:: The data ::
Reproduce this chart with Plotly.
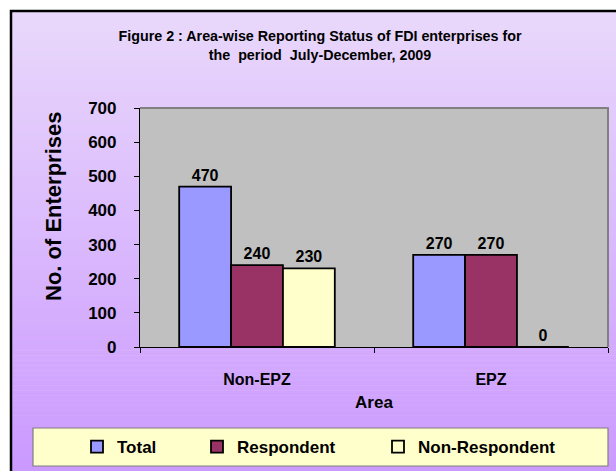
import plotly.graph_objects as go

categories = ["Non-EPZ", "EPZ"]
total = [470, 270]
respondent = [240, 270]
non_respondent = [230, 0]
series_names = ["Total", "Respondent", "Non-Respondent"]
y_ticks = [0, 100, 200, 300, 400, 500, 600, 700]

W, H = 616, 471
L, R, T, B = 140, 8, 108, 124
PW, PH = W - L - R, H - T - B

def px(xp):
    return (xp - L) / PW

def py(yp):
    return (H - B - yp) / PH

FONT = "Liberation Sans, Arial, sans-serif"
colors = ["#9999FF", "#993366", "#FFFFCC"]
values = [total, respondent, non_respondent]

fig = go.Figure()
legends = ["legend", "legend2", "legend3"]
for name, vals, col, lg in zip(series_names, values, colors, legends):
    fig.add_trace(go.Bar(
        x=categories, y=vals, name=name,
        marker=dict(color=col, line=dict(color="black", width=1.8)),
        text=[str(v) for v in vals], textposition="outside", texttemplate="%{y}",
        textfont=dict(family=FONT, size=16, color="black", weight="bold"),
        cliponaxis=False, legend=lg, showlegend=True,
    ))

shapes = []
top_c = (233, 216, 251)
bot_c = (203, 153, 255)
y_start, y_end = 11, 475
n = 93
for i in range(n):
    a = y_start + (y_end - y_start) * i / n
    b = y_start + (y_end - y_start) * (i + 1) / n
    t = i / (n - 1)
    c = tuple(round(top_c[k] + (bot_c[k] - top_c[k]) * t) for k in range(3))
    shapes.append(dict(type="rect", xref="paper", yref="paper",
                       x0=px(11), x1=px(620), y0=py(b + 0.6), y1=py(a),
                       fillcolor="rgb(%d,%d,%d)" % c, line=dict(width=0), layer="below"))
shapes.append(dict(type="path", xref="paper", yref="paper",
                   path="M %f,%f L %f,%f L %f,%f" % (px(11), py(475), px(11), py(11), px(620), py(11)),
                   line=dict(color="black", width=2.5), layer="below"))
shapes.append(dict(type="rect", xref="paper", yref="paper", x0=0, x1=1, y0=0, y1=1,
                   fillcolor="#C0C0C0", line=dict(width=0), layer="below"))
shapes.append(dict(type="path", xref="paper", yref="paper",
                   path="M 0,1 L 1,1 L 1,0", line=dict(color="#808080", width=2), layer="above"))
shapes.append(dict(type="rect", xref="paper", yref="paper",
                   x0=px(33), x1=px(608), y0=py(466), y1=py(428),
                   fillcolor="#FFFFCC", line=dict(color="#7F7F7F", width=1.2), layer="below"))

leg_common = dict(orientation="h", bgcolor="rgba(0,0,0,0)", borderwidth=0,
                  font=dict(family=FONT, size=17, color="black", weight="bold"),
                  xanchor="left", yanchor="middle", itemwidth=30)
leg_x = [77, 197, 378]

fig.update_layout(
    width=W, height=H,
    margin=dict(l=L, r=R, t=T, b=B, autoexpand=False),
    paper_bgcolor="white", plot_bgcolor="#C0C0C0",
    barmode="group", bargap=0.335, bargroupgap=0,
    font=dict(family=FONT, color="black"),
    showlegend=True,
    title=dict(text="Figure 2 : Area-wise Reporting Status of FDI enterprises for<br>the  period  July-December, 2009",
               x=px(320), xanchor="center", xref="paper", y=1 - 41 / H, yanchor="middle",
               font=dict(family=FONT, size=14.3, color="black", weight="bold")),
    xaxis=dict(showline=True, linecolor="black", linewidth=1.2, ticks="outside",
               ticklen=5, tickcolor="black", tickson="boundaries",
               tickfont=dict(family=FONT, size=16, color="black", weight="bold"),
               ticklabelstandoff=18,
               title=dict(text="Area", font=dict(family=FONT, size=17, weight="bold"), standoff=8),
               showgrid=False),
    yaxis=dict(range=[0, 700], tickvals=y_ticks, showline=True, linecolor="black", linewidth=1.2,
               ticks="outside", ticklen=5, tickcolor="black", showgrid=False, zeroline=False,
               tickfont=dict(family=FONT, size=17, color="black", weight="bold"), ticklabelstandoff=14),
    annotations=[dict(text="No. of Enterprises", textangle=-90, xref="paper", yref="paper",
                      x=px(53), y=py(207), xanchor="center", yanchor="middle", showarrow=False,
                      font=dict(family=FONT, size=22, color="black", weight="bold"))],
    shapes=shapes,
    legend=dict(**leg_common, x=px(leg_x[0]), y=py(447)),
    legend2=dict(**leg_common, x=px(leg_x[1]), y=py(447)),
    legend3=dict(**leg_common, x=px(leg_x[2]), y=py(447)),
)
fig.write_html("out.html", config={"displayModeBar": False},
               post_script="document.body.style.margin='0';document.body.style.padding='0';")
:::
:: The data ::
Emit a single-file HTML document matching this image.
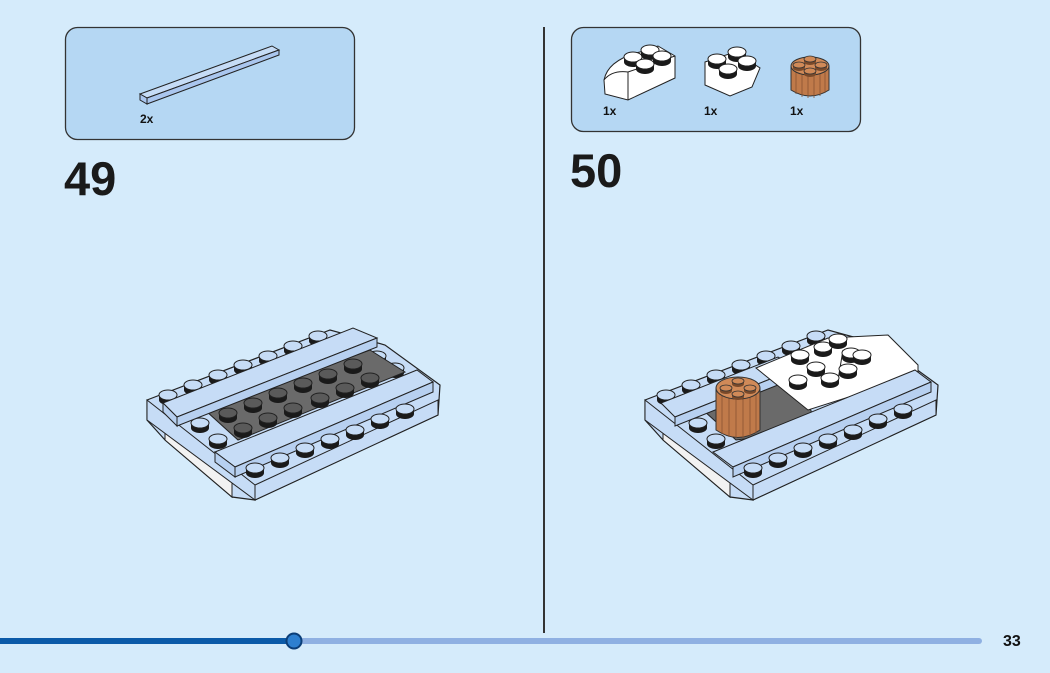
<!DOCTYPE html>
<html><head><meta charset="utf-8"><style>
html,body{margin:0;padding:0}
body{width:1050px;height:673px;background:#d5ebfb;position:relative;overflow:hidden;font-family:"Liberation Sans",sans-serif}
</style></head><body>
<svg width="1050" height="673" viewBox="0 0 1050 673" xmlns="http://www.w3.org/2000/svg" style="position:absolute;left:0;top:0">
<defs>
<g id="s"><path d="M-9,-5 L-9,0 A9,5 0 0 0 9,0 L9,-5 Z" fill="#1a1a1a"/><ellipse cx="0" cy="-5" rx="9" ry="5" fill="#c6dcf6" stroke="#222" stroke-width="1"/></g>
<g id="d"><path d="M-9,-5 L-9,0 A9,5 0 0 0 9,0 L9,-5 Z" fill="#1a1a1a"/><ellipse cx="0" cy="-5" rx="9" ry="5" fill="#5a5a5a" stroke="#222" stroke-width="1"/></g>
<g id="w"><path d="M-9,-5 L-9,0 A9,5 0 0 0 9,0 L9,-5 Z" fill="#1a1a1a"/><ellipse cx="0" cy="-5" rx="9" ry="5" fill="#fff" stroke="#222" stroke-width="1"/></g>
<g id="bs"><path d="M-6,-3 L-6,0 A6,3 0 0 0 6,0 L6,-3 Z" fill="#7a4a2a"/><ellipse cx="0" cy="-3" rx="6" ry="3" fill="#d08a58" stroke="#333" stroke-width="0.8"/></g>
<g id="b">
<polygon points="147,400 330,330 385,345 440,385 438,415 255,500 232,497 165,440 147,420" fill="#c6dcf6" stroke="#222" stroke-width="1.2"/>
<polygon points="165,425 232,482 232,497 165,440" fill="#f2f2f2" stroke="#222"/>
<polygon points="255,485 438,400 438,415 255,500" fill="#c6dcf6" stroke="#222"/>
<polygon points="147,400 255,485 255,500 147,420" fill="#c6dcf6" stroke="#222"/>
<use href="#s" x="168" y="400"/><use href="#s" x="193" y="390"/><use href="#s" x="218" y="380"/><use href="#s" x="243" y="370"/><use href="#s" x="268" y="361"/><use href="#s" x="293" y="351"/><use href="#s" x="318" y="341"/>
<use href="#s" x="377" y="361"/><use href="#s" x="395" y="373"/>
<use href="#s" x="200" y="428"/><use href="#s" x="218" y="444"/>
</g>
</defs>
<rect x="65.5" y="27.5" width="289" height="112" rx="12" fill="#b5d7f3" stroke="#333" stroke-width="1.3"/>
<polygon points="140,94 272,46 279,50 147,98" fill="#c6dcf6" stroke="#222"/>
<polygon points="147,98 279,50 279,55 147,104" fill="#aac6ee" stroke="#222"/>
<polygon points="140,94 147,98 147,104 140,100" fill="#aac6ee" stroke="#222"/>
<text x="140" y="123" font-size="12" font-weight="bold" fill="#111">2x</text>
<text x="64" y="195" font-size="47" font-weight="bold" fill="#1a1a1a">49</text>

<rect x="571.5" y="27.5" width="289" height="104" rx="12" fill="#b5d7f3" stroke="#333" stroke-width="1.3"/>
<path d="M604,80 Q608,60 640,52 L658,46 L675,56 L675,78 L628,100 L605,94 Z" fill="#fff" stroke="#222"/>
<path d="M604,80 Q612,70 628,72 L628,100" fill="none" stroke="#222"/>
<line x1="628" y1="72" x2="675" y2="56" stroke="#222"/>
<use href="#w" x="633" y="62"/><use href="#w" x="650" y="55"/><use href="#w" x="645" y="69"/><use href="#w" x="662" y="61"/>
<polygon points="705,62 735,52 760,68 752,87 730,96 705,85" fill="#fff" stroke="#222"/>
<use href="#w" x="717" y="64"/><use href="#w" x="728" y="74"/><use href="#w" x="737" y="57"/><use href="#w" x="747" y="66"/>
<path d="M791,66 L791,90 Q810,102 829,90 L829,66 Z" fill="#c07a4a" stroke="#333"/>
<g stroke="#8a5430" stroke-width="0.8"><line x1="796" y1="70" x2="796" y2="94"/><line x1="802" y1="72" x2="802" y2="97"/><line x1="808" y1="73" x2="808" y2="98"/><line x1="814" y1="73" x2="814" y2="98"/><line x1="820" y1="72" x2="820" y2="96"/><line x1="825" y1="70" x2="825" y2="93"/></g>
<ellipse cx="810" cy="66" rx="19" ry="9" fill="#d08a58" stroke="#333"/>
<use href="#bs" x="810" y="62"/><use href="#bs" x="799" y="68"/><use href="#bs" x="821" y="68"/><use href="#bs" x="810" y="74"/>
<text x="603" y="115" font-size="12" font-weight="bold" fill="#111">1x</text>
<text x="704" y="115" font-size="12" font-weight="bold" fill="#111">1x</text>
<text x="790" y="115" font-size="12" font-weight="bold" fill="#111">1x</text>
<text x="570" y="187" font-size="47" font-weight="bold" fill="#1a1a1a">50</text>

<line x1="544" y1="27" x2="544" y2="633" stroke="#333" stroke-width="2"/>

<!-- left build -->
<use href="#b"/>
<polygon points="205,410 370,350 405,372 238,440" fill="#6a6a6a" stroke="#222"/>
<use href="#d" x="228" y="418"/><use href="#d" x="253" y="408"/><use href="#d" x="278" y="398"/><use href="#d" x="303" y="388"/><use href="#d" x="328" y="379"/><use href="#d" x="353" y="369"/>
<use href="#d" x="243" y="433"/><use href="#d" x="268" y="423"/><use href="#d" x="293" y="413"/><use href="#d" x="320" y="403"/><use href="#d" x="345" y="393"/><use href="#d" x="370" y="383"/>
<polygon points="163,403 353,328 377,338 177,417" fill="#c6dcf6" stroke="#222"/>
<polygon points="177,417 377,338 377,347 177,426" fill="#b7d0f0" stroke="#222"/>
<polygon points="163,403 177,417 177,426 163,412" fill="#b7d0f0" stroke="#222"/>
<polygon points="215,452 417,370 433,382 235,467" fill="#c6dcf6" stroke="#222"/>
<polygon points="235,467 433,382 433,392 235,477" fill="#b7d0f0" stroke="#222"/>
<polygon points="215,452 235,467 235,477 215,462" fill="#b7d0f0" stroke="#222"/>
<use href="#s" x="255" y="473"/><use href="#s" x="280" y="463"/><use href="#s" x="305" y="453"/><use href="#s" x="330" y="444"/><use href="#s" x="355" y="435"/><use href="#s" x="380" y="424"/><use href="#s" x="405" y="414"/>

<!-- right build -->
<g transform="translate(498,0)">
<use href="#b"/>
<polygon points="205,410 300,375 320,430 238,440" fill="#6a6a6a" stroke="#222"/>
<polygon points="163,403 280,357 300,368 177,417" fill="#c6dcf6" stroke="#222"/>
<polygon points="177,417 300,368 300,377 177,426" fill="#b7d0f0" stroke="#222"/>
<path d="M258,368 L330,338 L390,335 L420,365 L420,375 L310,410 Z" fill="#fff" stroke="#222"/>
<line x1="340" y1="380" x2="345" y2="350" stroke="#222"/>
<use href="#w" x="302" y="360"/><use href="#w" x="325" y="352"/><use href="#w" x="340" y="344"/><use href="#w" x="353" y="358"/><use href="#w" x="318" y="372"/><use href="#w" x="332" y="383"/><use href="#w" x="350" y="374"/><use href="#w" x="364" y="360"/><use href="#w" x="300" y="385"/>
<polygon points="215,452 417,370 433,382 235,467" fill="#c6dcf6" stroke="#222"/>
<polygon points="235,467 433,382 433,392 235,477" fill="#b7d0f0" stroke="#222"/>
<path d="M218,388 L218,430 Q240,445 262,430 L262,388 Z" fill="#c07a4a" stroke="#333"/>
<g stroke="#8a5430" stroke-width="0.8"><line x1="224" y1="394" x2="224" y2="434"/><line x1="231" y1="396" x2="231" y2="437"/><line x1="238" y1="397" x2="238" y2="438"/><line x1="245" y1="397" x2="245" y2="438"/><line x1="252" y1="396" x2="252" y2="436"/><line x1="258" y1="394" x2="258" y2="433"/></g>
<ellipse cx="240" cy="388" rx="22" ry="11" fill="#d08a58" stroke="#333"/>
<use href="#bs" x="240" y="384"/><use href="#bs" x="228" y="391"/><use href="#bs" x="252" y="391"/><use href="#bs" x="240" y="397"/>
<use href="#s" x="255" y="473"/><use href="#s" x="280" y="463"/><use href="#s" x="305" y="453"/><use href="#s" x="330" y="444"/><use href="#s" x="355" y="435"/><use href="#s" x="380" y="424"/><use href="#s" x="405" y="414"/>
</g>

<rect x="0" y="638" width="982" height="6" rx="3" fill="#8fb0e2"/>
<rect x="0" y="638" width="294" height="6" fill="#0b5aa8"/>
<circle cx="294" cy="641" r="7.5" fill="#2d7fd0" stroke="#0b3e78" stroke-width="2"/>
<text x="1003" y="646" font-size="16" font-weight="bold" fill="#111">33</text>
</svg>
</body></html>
:::
:: The data ::
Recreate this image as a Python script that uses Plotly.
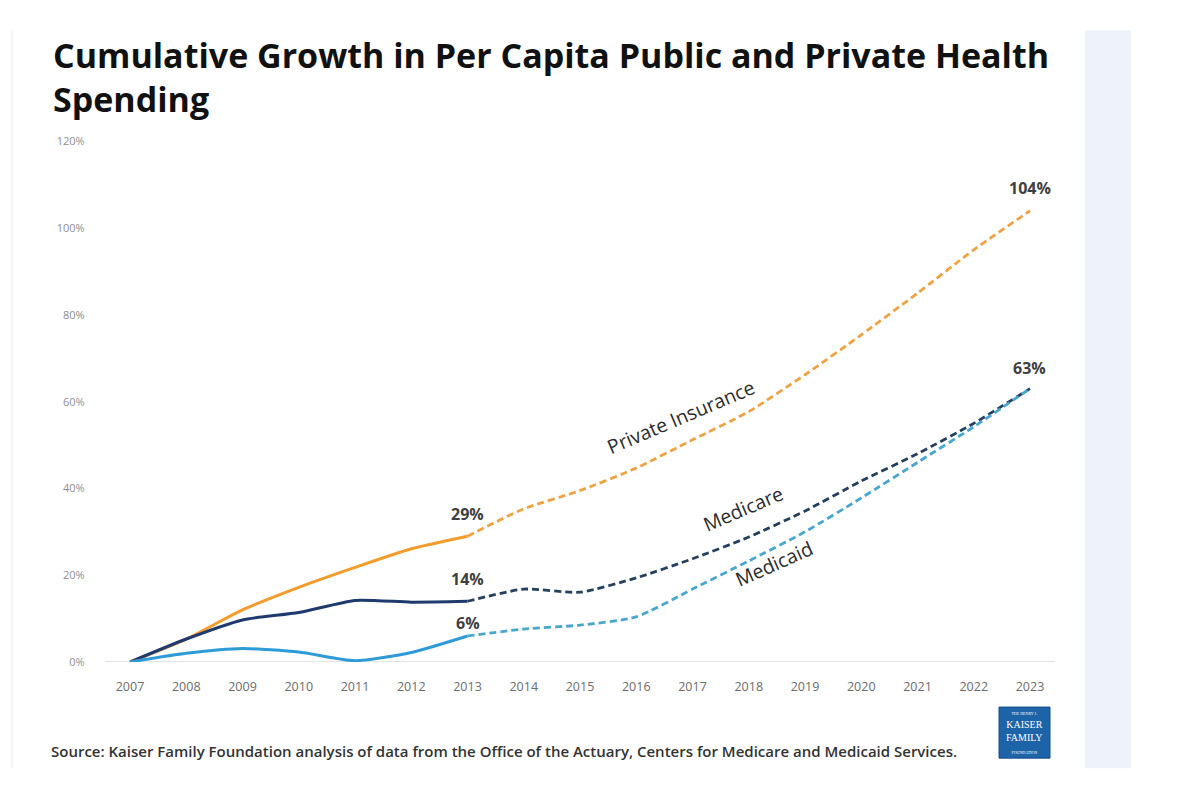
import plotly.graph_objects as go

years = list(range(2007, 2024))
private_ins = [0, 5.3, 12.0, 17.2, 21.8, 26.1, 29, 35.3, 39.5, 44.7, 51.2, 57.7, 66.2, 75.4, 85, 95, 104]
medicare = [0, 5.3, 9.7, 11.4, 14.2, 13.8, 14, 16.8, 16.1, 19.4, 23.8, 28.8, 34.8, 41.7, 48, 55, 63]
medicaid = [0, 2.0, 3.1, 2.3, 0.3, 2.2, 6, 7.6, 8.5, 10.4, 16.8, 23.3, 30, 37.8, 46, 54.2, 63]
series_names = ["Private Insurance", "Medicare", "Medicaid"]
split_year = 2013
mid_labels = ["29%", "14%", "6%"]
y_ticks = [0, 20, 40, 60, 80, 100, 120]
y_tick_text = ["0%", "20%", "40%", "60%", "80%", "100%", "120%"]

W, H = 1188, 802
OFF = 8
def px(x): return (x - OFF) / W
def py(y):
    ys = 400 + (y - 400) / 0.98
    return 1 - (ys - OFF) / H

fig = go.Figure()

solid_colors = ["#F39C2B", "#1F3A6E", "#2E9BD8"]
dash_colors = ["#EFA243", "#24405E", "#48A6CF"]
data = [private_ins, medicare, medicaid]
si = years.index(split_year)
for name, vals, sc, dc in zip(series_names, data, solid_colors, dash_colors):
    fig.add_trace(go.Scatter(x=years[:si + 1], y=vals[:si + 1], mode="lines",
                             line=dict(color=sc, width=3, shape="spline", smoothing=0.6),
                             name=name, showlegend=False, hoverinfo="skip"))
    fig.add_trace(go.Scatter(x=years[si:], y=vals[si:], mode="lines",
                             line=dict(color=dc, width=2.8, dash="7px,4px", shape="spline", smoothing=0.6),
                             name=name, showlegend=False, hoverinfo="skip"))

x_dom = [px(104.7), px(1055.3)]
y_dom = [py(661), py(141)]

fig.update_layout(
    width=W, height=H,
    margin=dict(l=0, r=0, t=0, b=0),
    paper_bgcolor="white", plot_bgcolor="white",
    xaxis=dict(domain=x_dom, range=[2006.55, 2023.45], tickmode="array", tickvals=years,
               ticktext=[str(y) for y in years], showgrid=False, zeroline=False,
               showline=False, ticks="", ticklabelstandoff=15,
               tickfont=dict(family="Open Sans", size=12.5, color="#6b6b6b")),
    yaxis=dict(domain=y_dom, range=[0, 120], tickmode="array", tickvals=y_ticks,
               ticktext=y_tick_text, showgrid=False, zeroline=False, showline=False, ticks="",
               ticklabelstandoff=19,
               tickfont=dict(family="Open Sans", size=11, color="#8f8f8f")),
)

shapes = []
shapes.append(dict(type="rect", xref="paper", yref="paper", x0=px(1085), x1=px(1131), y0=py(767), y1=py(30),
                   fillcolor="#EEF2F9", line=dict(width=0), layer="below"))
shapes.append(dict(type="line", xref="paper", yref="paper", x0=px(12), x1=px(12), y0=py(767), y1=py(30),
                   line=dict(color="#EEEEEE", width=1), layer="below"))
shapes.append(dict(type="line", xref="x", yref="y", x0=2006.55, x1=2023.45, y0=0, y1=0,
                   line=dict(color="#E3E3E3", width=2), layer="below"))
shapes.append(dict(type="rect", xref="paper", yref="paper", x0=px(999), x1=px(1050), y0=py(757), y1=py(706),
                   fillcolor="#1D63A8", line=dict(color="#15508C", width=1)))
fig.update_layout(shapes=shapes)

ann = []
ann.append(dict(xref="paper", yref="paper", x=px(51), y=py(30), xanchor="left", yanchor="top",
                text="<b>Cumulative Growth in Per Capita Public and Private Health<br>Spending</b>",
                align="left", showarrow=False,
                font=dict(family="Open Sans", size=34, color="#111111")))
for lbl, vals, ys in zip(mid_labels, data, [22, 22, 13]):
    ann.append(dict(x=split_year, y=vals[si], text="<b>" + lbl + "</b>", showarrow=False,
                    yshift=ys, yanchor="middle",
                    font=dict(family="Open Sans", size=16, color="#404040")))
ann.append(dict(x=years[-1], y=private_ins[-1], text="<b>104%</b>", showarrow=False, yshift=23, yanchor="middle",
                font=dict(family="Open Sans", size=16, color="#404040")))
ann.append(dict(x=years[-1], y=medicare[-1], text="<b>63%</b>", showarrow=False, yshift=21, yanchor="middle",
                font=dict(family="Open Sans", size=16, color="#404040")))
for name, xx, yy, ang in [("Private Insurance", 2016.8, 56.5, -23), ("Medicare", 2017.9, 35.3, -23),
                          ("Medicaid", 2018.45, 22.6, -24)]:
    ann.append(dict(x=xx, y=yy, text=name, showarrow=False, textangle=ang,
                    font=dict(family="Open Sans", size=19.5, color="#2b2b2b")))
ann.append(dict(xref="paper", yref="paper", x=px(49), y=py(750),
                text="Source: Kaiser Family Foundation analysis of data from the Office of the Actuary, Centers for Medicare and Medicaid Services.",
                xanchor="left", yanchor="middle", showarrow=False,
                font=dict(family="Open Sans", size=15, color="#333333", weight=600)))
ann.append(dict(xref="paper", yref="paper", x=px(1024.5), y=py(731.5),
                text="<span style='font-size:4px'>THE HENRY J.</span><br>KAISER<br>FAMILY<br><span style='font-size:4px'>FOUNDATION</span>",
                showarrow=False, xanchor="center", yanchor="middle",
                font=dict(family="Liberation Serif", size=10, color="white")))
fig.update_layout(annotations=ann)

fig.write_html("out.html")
:::
## Exercise prompt
Exactly and only the lines from the line with "Reproduce this chart with Plotly." to the line with "y_ticks = [0, 100, 200, 300, 400, 500, 600, 700]", both ends included, should be echoed. Do not carry over the pictures.

## Result of the exercise
Reproduce this chart with Plotly.
import plotly.graph_objects as go

categories = ["Non-EPZ", "EPZ"]
total = [470, 270]
respondent = [240, 270]
non_respondent = [230, 0]
series_names = ["Total", "Respondent", "Non-Respondent"]
y_ticks = [0, 100, 200, 300, 400, 500, 600, 700]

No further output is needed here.